American Catholic priest and college president

Jonathan DeFelice is an American Catholic priest and the former President of Saint Anselm College in Goffstown, New Hampshire. Serving the college for 24 years, Father DeFelice was the longest serving college president in the state of New Hampshire.

DeFelice grew up in Bristol, Rhode Island, and graduated from Portsmouth Abbey School in 1965; he then attended Saint Anselm College, earning a bachelor's degree in Philosophy in 1969. He entered Saint Anselm Abbey as a novice in 1968, and professed solemn vows as a Benedictine monk in 1973. He was ordained a Catholic priest in 1974. Defelice was a "Faithful Educator" according to Christy Nadalin in her book, Legendary Locals of Bristol.

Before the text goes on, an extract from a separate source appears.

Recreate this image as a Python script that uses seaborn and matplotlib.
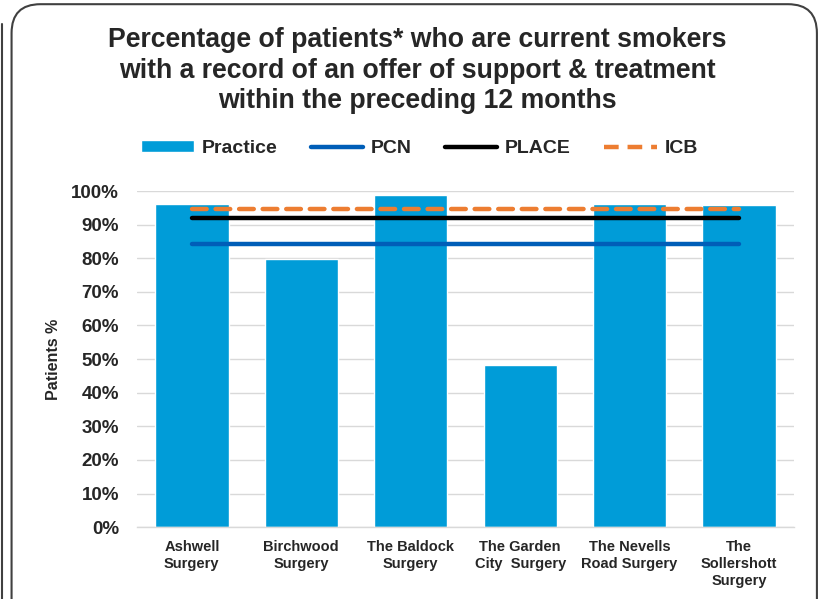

He served a five-year term as a member of the New Hampshire Postsecondary Education Commission beginning in 1990 after being sworn in by then Gov. Judd Gregg. Under his leadership, the college sought to expand its inclusiveness efforts to attract both students and faculty of diverse backgrounds.

In May 1992, The Sun Journal reported on Defelice's directive to college employees to discontinue construction contracts with the late Republican U.S. Senate candidate Hal Eckman for his pro-choice position on abortion then.

DeFelice, together with John J. Reilly Jr., and Paul A. Dowd wrote a case study on Successful Fund Raising at a Religious-Based College, which was included in the book, Successful Fund Raising for Higher Education. The Advancement of Learning, by Frank H. T. Rhodes, Ed.

DeFelice stepped down as President in June 2013. He was succeeded by Steven R. DiSalvo.

On March 13, 2015, he received the State Merit Award by the New England Board of Higher Education (NEBHE).